Car bombs in Baghdad, Iraqi town kill 24 people

BAGHDAD — Car bombs hit several mostly Shiite neighborhoods of Baghdad and a town south of the Iraqi capital on Wednesday, killing at least 24 people and wounding dozens, officials said, the latest bout of violence ahead of the country's first parliament elections since the 2011 U.S. troop withdrawal.

No group immediately claimed responsibility for the attacks but the bombings bore the hallmarks of an al-Qaida-inspired group and other Sunni insurgents, who frequently use suicide and car bombs to target public areas and government buildings in their bid to undermine confidence in the Shiite-led government.

The explosions also coincided with the anniversary of the 2003 fall of Baghdad in the hands of U.S. troops.

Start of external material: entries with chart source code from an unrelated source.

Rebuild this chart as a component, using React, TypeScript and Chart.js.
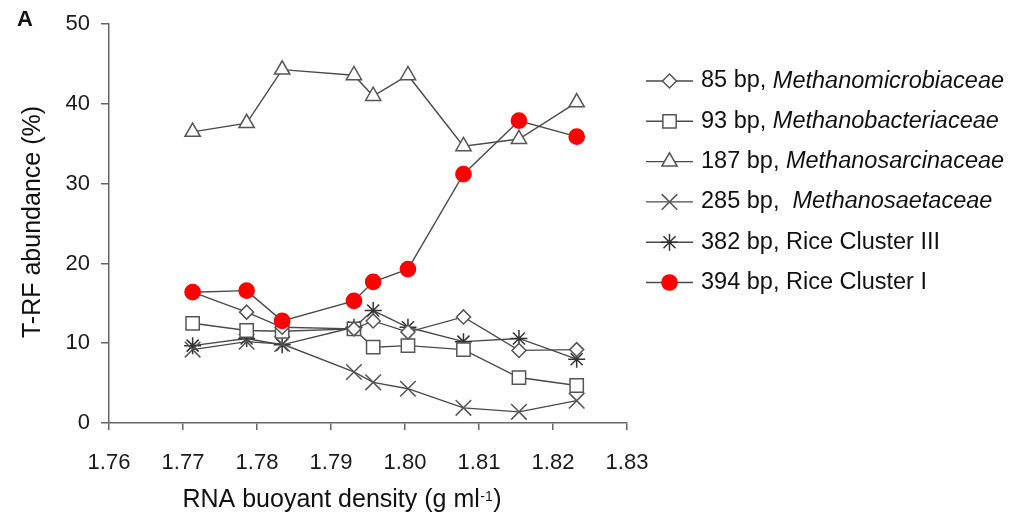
import React, { useEffect, useRef } from 'react';
import { Chart, registerables } from 'chart.js';
import { drawPoint } from 'chart.js/helpers';

Chart.register(...registerables);

// ---- data ----
const density = [1.7713, 1.7786, 1.7834, 1.7931, 1.7957, 1.8004, 1.8079, 1.8154, 1.8232];
const bp85 = [16.4, 13.9, 12.0, 11.8, 12.8, 11.4, 13.3, 9.1, 9.2];
const bp93 = [12.5, 11.6, 11.5, 11.8, 9.5, 9.7, 9.2, 5.7, 4.7];
const bp187 = [36.5, 37.6, 44.3, 43.6, 41.0, 43.6, 34.7, 35.6, 40.2];
const bp285 = [9.2, 10.2, 9.9, 6.4, 5.1, 4.3, 1.9, 1.4, 2.8];
const bp382 = [9.7, 10.6, 9.8, 12.0, 14.1, 12.0, 10.2, 10.6, 8.0];
const bp394 = [16.4, 16.6, 12.8, 15.3, 17.7, 19.3, 31.2, 37.9, 35.9];

const seriesPrefix = ['85 bp, ', '93 bp, ', '187 bp, ', '285 bp,  ', '382 bp, Rice Cluster III', '394 bp, Rice Cluster I'];
const seriesItalic = ['Methanomicrobiaceae', 'Methanobacteriaceae', 'Methanosarcinaceae', 'Methanosaetaceae', '', ''];

const xMin = 1.76;
const xMax = 1.83;
const xStep = 0.01;
const yMin = 0;
const yMax = 50;
const yStep = 10;

const panelLabel = 'A';
const yTitle = 'T-RF abundance (%)';
const xTitleMain = 'RNA buoyant density (g ml';
const xTitleSup = '-1';
const xTitleEnd = ')';

const FONT = '"Liberation Sans", Arial, Helvetica, sans-serif';
const LINE = '#4a4a4a';
const MARK = '#555555';

function pts(vals: number[]) {
  return density.map((x, i) => ({ x, y: vals[i] }));
}

function makeDataset(label: string, vals: number[], style: string, radius: number, fill: string, stroke: string, order: number) {
  return {
    label,
    data: pts(vals),
    showLine: true,
    borderColor: LINE,
    borderWidth: 1.4,
    pointStyle: style,
    pointRadius: radius,
    pointHoverRadius: radius,
    pointBackgroundColor: fill,
    pointBorderColor: stroke,
    pointBorderWidth: 1.5,
    tension: 0,
    fill: false,
    order,
  };
}

const decorPlugin = {
  id: 'decor',
  afterDraw(chart: any) {
    const ctx: CanvasRenderingContext2D = chart.ctx;
    ctx.save();
    ctx.fillStyle = '#111111';

    // panel label
    ctx.font = `bold 22px ${FONT}`;
    ctx.textAlign = 'left';
    ctx.textBaseline = 'alphabetic';
    ctx.fillText(panelLabel, 17, 26);

    // y title
    ctx.save();
    ctx.translate(40, 222);
    ctx.rotate(-Math.PI / 2);
    ctx.font = `25px ${FONT}`;
    ctx.textAlign = 'center';
    ctx.fillText(yTitle, 0, 0);
    ctx.restore();

    // x title with superscript
    ctx.font = `25px ${FONT}`;
    const w1 = ctx.measureText(xTitleMain).width;
    const w3 = ctx.measureText(xTitleEnd).width;
    ctx.font = `14px ${FONT}`;
    const w2 = ctx.measureText(xTitleSup).width;
    const total = w1 + w2 + w3 + 1;
    let x = 342 - total / 2;
    const base = 507;
    ctx.textAlign = 'left';
    ctx.font = `25px ${FONT}`;
    ctx.fillText(xTitleMain, x, base);
    x += w1 + 0.5;
    ctx.font = `14px ${FONT}`;
    ctx.fillText(xTitleSup, x, base - 6);
    x += w2 + 0.5;
    ctx.font = `25px ${FONT}`;
    ctx.fillText(xTitleEnd, x, base);

    // legend
    chart.data.datasets.forEach((ds: any, i: number) => {
      const y = 81 + 40.3 * i;
      ctx.strokeStyle = LINE;
      ctx.lineWidth = 1.4;
      ctx.beginPath();
      ctx.moveTo(646, y);
      ctx.lineTo(693, y);
      ctx.stroke();
      ctx.fillStyle = ds.pointBackgroundColor;
      ctx.strokeStyle = ds.pointBorderColor;
      ctx.lineWidth = ds.pointBorderWidth;
      drawPoint(ctx, { pointStyle: ds.pointStyle, rotation: 0, radius: ds.pointRadius, borderWidth: ds.pointBorderWidth } as any, 669.5, y);
      ctx.fillStyle = '#111111';
      ctx.textBaseline = 'middle';
      ctx.textAlign = 'left';
      ctx.font = `23.5px ${FONT}`;
      const pre = seriesPrefix[i];
      ctx.fillText(pre, 701, y);
      const pw = ctx.measureText(pre).width;
      if (seriesItalic[i]) {
        ctx.font = `italic 23.5px ${FONT}`;
        ctx.fillText(seriesItalic[i], 701 + pw, y);
      }
    });
    ctx.restore();
  },
};

export default function App() {
  const ref = useRef<HTMLCanvasElement | null>(null);
  useEffect(() => {
    if (!ref.current) return;
    const datasets = [
      makeDataset(seriesPrefix[0] + seriesItalic[0], bp85, 'rectRot', 7, '#ffffff', MARK, 2),
      makeDataset(seriesPrefix[1] + seriesItalic[1], bp93, 'rect', 9.4, '#ffffff', MARK, 2),
      makeDataset(seriesPrefix[2] + seriesItalic[2], bp187, 'triangle', 8.8, '#ffffff', MARK, 2),
      makeDataset(seriesPrefix[3] + seriesItalic[3], bp285, 'crossRot', 11, '#ffffff', MARK, 2),
      makeDataset(seriesPrefix[4] + seriesItalic[4], bp382, 'star', 8.5, '#ffffff', '#333333', 2),
      makeDataset(seriesPrefix[5] + seriesItalic[5], bp394, 'circle', 7.6, '#ff0000', '#ff0000', 0),
    ];
    const chart = new Chart(ref.current, {
      type: 'line',
      data: { datasets } as any,
      plugins: [decorPlugin],
      options: {
        responsive: false,
        animation: false,
        devicePixelRatio: 1,
        layout: { padding: { left: 0, right: 383, top: 24, bottom: 0 } },
        plugins: { legend: { display: false }, tooltip: { enabled: false }, title: { display: false } },
        scales: {
          x: {
            type: 'linear',
            min: xMin,
            max: xMax,
            afterFit: (s: any) => { s.height = 98; },
            grid: { display: true, drawOnChartArea: false, drawTicks: true, tickLength: 7, color: '#666666', lineWidth: 1.5 },
            border: { display: true, color: '#666666', width: 1.5 },
            ticks: {
              stepSize: xStep,
              maxRotation: 0,
              autoSkip: false,
              padding: 20,
              color: '#1a1a1a',
              font: { family: FONT, size: 22 },
              callback: (v: any) => Number(v).toFixed(2),
            },
          },
          y: {
            type: 'linear',
            min: yMin,
            max: yMax,
            afterFit: (s: any) => { s.width = 109; },
            grid: { display: true, drawOnChartArea: false, drawTicks: true, tickLength: 8, color: '#666666', lineWidth: 1.5 },
            border: { display: true, color: '#666666', width: 1.5 },
            ticks: {
              stepSize: yStep,
              padding: 11,
              color: '#1a1a1a',
              font: { family: FONT, size: 22 },
            },
          },
        },
      } as any,
    });
    return () => chart.destroy();
  }, []);
  return (
    <div style={{ position: 'fixed', left: 0, top: 0, width: 1010, height: 521, background: '#ffffff' }}>
      <canvas ref={ref} width={1010} height={521} style={{ display: 'block', width: 1010, height: 521 }} />
    </div>
  );
}
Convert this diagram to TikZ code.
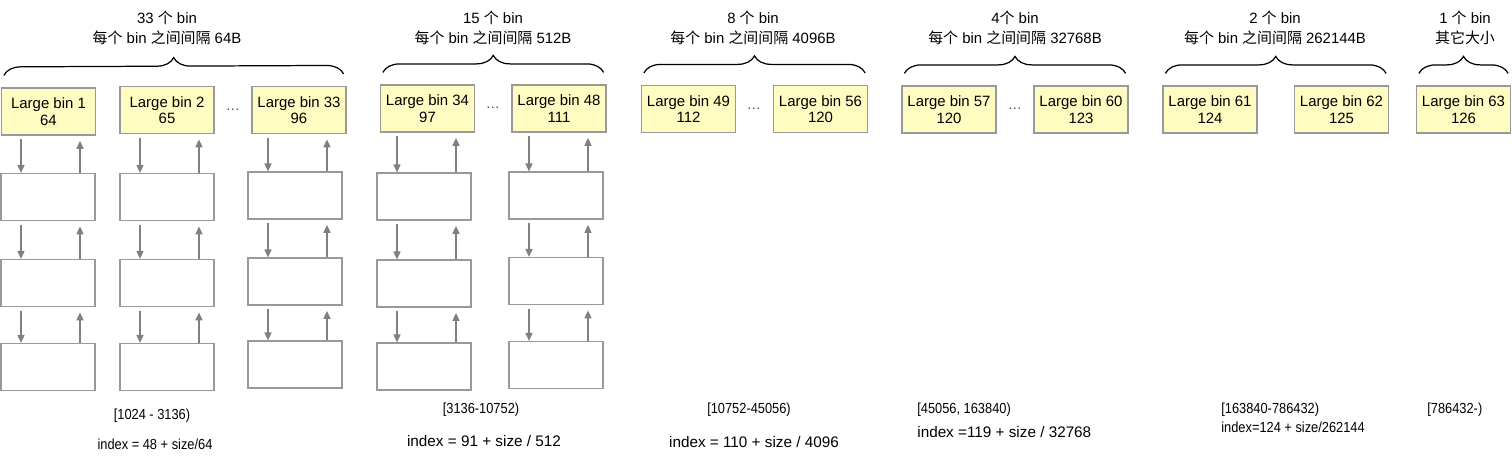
\documentclass[tikz,border=0pt]{standalone}
\usepackage{fontspec}
\setmainfont{Liberation Sans}
\newfontfamily\cjk{Noto Sans CJK SC}
\newfontfamily\narrowsans[FakeStretch=0.88]{Liberation Sans}
\newcommand{\zh}[1]{{\cjk #1}}
\usetikzlibrary{arrows.meta, positioning, decorations.pathreplacing, calc}
\definecolor{binyellow}{RGB}{255,252,193}

\begin{document}
\begin{tikzpicture}[
    x=0.02cm, y=-0.02cm,
    bin/.style={draw=black!40, fill=binyellow, line width=0.7pt, minimum width=1.88cm, minimum height=0.94cm, inner sep=0pt, align=center, font=\fontsize{8.5}{9.4}\selectfont},
    chunk/.style={draw=black!40, fill=white, line width=0.7pt, minimum width=1.88cm, minimum height=0.94cm, inner sep=0pt},
    lnk/.style={-{Triangle[length=4.5pt,width=4pt]}, draw=black!50, fill=black!50, line width=0.75pt},
    grp/.style={decorate, decoration={brace, amplitude=0.34cm}, line width=0.7pt},
    grptitle/.style={align=center, font=\fontsize{8.5}{11.3}\selectfont},
    dots/.style={font=\fontsize{8}{8}\selectfont, text=black!70},
    sizerange/.style={font=\narrowsans\fontsize{8.3}{9}\selectfont},
    formula/.style={font=\fontsize{8.7}{9}\selectfont},
]
\useasboundingbox (0,0) rectangle (1512,458);

% ── Group titles ──
\node[grptitle] (t1) at (167,28) {33 \zh{个} bin\\\zh{每个} bin \zh{之间间隔} 64B};
\node[grptitle] (t2) at (493,28) {15 \zh{个} bin\\\zh{每个} bin \zh{之间间隔} 512B};
\node[grptitle] (t3) at (753,28) {8 \zh{个} bin\\\zh{每个} bin \zh{之间间隔} 4096B};
\node[grptitle] (t4) at (1015,28) {4\zh{个} bin\\\zh{每个} bin \zh{之间间隔} 32768B};
\node[grptitle] (t5) at (1275,28) {2 \zh{个} bin\\\zh{每个} bin \zh{之间间隔} 262144B};
\node[grptitle] (t6) at (1465,28) {1 \zh{个} bin\\\zh{其它大小}};

% ── Large bins ──
\node[bin] (b1) at (48.5,111.5) {Large bin 1\\64};
\node[bin] (b2) at (167,110) {Large bin 2\\65};
\node[bin] (b33) at (299,110) {Large bin 33\\96};
\node[bin] (b34) at (427.5,108.5) {Large bin 34\\97};
\node[bin] (b48) at (559,108.5) {Large bin 48\\111};
\node[bin] (b49) at (688.5,109) {Large bin 49\\112};
\node[bin] (b56) at (820.5,109) {Large bin 56\\120};
\node[bin] (b57) at (949,109.5) {Large bin 57\\120};
\node[bin] (b60) at (1081,109.5) {Large bin 60\\123};
\node[bin] (b61) at (1210,109.5) {Large bin 61\\124};
\node[bin] (b62) at (1341.5,109.5) {Large bin 62\\125};
\node[bin] (b63) at (1463.5,109.5) {Large bin 63\\126};

\node[dots] (d1) at (233,110) {…};
\node[dots] (d2) at (493,108) {…};
\node[dots] (d3) at (754,109) {…};
\node[dots] (d4) at (1015,109) {…};

% ── Braces ──
\draw[grp] ($(b1.north west)+(3,-12)$) -- ($(b33.north east)+(-3,-12)$);
\draw[grp] ($(b34.north west)+(3,-12)$) -- ($(b48.north east)+(-3,-12)$);
\draw[grp] ($(b49.north west)+(3,-12)$) -- ($(b56.north east)+(-3,-12)$);
\draw[grp] ($(b57.north west)+(3,-12)$) -- ($(b60.north east)+(-3,-12)$);
\draw[grp] ($(b61.north west)+(3,-12)$) -- ($(b62.north east)+(-3,-12)$);
\draw[grp] ($(b63.north west)+(3,-12)$) -- ($(b63.north east)+(-3,-12)$);

% ── Chunk lists ──
\foreach \col/\x/\ya/\yb/\yc/\hd in {1/48/197/283/367/b1, 2/167/197/283/367/b2,
    3/295/195.5/281.5/364.5/b33, 4/424/196.5/283.5/366.5/b34, 5/556/195.5/281/365/b48}{
  \node[chunk] (c\col r1) at (\x,\ya) {};
  \node[chunk] (c\col r2) at (\x,\yb) {};
  \node[chunk] (c\col r3) at (\x,\yc) {};
  \foreach \u/\v in {\hd/c\col r1, c\col r1/c\col r2, c\col r2/c\col r3}{
    \path (\v.north) ++(-27,0) coordinate (dn) (\v.north) ++(32,0) coordinate (up);
    \draw[lnk, shorten <=2pt] (dn |- \u.south) -- (dn);
    \draw[lnk, shorten >=3pt] (up) -- (up |- \u.south);
  }
}

% ── Size ranges and index formulas ──
\node[sizerange] (r1) at (152,416) {[1024 - 3136)};
\node[sizerange] (i1) at (155,444) {index = 48 + size/64};
\node[sizerange] (r2) at (481,410) {[3136-10752)};
\node[formula] (i2) at (484,441) {index = 91 + size / 512};
\node[sizerange] (r3) at (749,410) {[10752-45056)};
\node[formula] (i3) at (754,442) {index = 110 + size / 4096};
\node[sizerange, anchor=west, inner sep=0pt] (r4) at (917,410) {[45056, 163840)};
\node[formula, anchor=west, inner sep=0pt] (i4) at (917,432) {index =119 + size / 32768};
\node[sizerange, anchor=west, inner sep=0pt] (r5) at (1221,410) {[163840-786432)};
\node[sizerange, anchor=west, inner sep=0pt] (i5) at (1221,427) {index=124 + size/262144};
\node[sizerange, anchor=west, inner sep=0pt] (r6) at (1427,410) {[786432-)};

\end{tikzpicture}
\end{document}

The deadliest of the day's attacks took place in the town of Numaniyah, about 50 miles south of Baghdad, where a bomb first went off in a busy commercial area, followed by a car bomb that exploded as people gathered to help the victims from the first blast. In all, five people were killed and 17 were wounded, police said.

Earlier in the day, a car bomb in Baghdad's central Nidhal Street killed four people and wounded 11, while three people died and nine were wounded in a car bombing in the northern Kazimiyah district.

Car bombs also exploded in the areas of Shaab, Shammaiya, Karrada and Maamil, killing a total of seven people and wounding 30, police officials added.

Later Wednesday, three more civilians died and eight were wounded when another car bomb struck Baghdad's central upscale commercial area of Jadiriyah.

Medical officials confirmed the causality figures. All officials spoke on condition of anonymity because they were not authorized to talk to the media.